I must begin by apologising to the inhabitants of both Armagh and Peterborough, Ontario, for taking liberties with their commercial activities. Freeburn’s in Armagh and Robinson Lumbering in Peterborough are entirely fictitious. Sleator’s did exist in the 1930s, but I have modified it to suit my purposes.
As with all my novels I try to be accurate about both the social and the economic situation in which my character find themselves, together with the actual geographic setting where they live and work. While the city and countryside of Armagh is very familiar to me, I could not have been as confident about Peterborough, Ontario had it not been for the Canadian Library and Archives Service.
For an extremely modest fee they provided me with a ship’s manifest which allowed me to locate the family of my great-uncle, who went away and never came back. With the help of a childhood friend, my cousins were contacted and my questions about Peterborough answered with documents, photographs, old books and a bicycle ride around Quaker Oats.
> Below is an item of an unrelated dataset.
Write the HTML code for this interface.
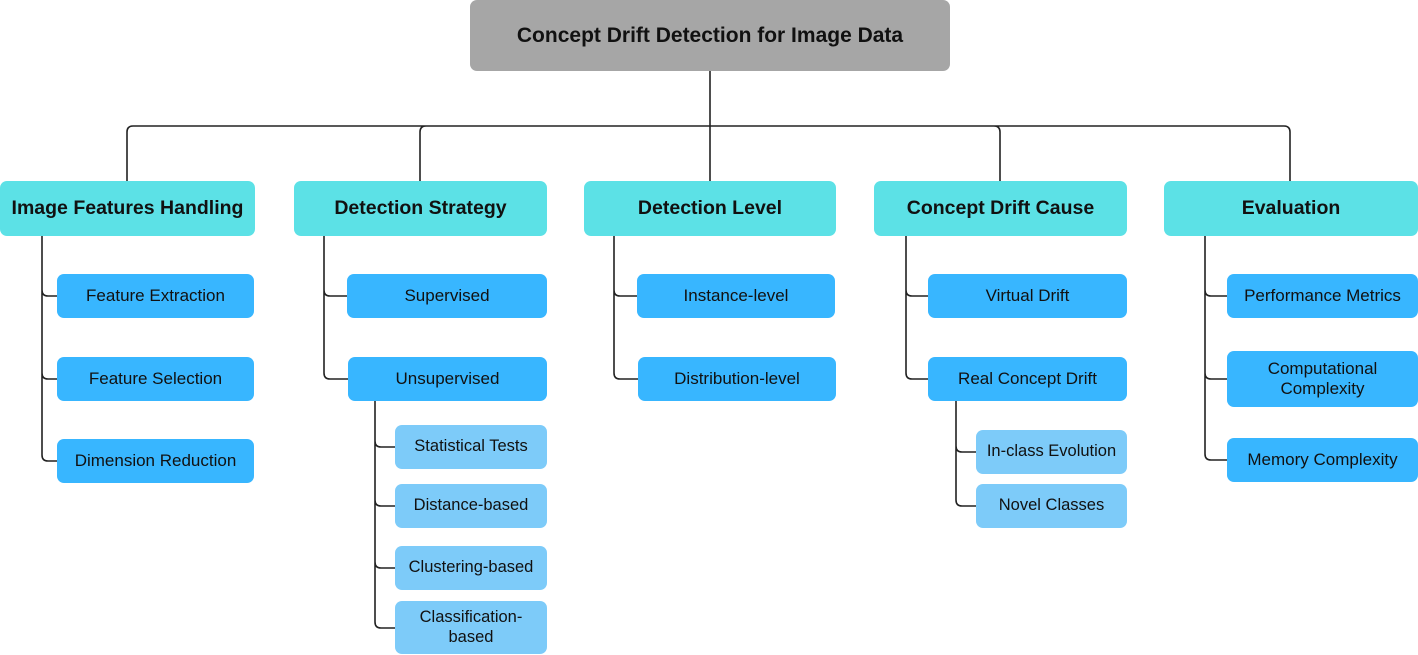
<!DOCTYPE html>
<html><head><meta charset="utf-8"><style>
body{margin:0;width:1418px;height:655px;background:#fff;position:relative;overflow:hidden;font-family:"Liberation Sans",sans-serif}
.b{position:absolute;display:flex;align-items:center;justify-content:center;text-align:center;border-radius:7px;color:#111;box-sizing:border-box;line-height:1.2}
.r{background:#a6a6a6;font-weight:bold;font-size:21px}
.h{background:#5ce1e6;font-weight:bold;font-size:19.5px;white-space:nowrap}
.c{background:#38b6ff;font-size:17px}
.s{background:#7dcbf9;font-size:16.5px}
svg{position:absolute;left:0;top:0}
</style></head><body>
<svg width="1418" height="655" fill="none" stroke="#222" stroke-width="1.6">
<path d="M710 71V126M127 181V132q0-6 6-6H1284q6 0 6 6V181M420 181V132q0-6 6-6M710 126V181M1000 181V132q0-6-6-6"/>
<path d="M42 236V290q0 6 6 6H57M42 290V373q0 6 6 6H57M42 373V455q0 6 6 6H57"/>
<path d="M324 236V290q0 6 6 6H347M324 290V373q0 6 6 6H348"/>
<path d="M375 401V441q0 6 6 6H395M375 441V500q0 6 6 6H395M375 500V562q0 6 6 6H395M375 562V622q0 6 6 6H395"/>
<path d="M614 236V290q0 6 6 6H637M614 290V373q0 6 6 6H638"/>
<path d="M906 236V290q0 6 6 6H928M906 290V373q0 6 6 6H928"/>
<path d="M956 401V446q0 6 6 6H976M956 446V500q0 6 6 6H976"/>
<path d="M1205 236V290q0 6 6 6H1227M1205 290V373q0 6 6 6H1227M1205 373V454q0 6 6 6H1227"/>
</svg>
<div class="b r" style="left:470px;top:0;width:480px;height:71px">Concept Drift Detection for Image Data</div>
<div class="b h" style="left:0;top:181px;width:255px;height:55px">Image Features Handling</div>
<div class="b h" style="left:294px;top:181px;width:253px;height:55px">Detection Strategy</div>
<div class="b h" style="left:584px;top:181px;width:252px;height:55px">Detection Level</div>
<div class="b h" style="left:874px;top:181px;width:253px;height:55px">Concept Drift Cause</div>
<div class="b h" style="left:1164px;top:181px;width:254px;height:55px">Evaluation</div>
<div class="b c" style="left:57px;top:274px;width:197px;height:44px">Feature Extraction</div>
<div class="b c" style="left:57px;top:357px;width:197px;height:44px">Feature Selection</div>
<div class="b c" style="left:57px;top:439px;width:197px;height:44px">Dimension Reduction</div>
<div class="b c" style="left:347px;top:274px;width:200px;height:44px">Supervised</div>
<div class="b c" style="left:348px;top:357px;width:199px;height:44px">Unsupervised</div>
<div class="b s" style="left:395px;top:425px;width:152px;height:44px">Statistical Tests</div>
<div class="b s" style="left:395px;top:484px;width:152px;height:44px">Distance-based</div>
<div class="b s" style="left:395px;top:546px;width:152px;height:44px">Clustering-based</div>
<div class="b s" style="left:395px;top:601px;width:152px;height:53px">Classification-<br>based</div>
<div class="b c" style="left:637px;top:274px;width:198px;height:44px">Instance-level</div>
<div class="b c" style="left:638px;top:357px;width:198px;height:44px">Distribution-level</div>
<div class="b c" style="left:928px;top:274px;width:199px;height:44px">Virtual Drift</div>
<div class="b c" style="left:928px;top:357px;width:199px;height:44px">Real Concept Drift</div>
<div class="b s" style="left:976px;top:430px;width:151px;height:44px">In-class Evolution</div>
<div class="b s" style="left:976px;top:484px;width:151px;height:44px">Novel Classes</div>
<div class="b c" style="left:1227px;top:274px;width:191px;height:44px">Performance Metrics</div>
<div class="b c" style="left:1227px;top:351px;width:191px;height:56px">Computational<br>Complexity</div>
<div class="b c" style="left:1227px;top:438px;width:191px;height:44px">Memory Complexity</div>
</body></html>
Here in Belfast, I must thank the television company, now resident in my great-aunt’s tall, terrace house, who let me stand on a chair among their computers so I could look out the attic window and refresh my memory of the Antrim hills and the view over Moonstone Street.
Ellie Scott is the gentlest of my protagonists, but she is typical of many Irish country girls. They have little formal education, but possess tenacity and common sense, virtues which stand to them whether they help to open up the Canadian forest at Scott’s Plains or make a life and home in the difficult 1930s in a country town like Armagh.
Finishing this novel in the autumn of 2008 with the dark shadows of recession and unemployment making daily headlines, I hope this fiction may bring comfort to all those women who will do what Ellie does and make the best of all their capabilities at a difficult time.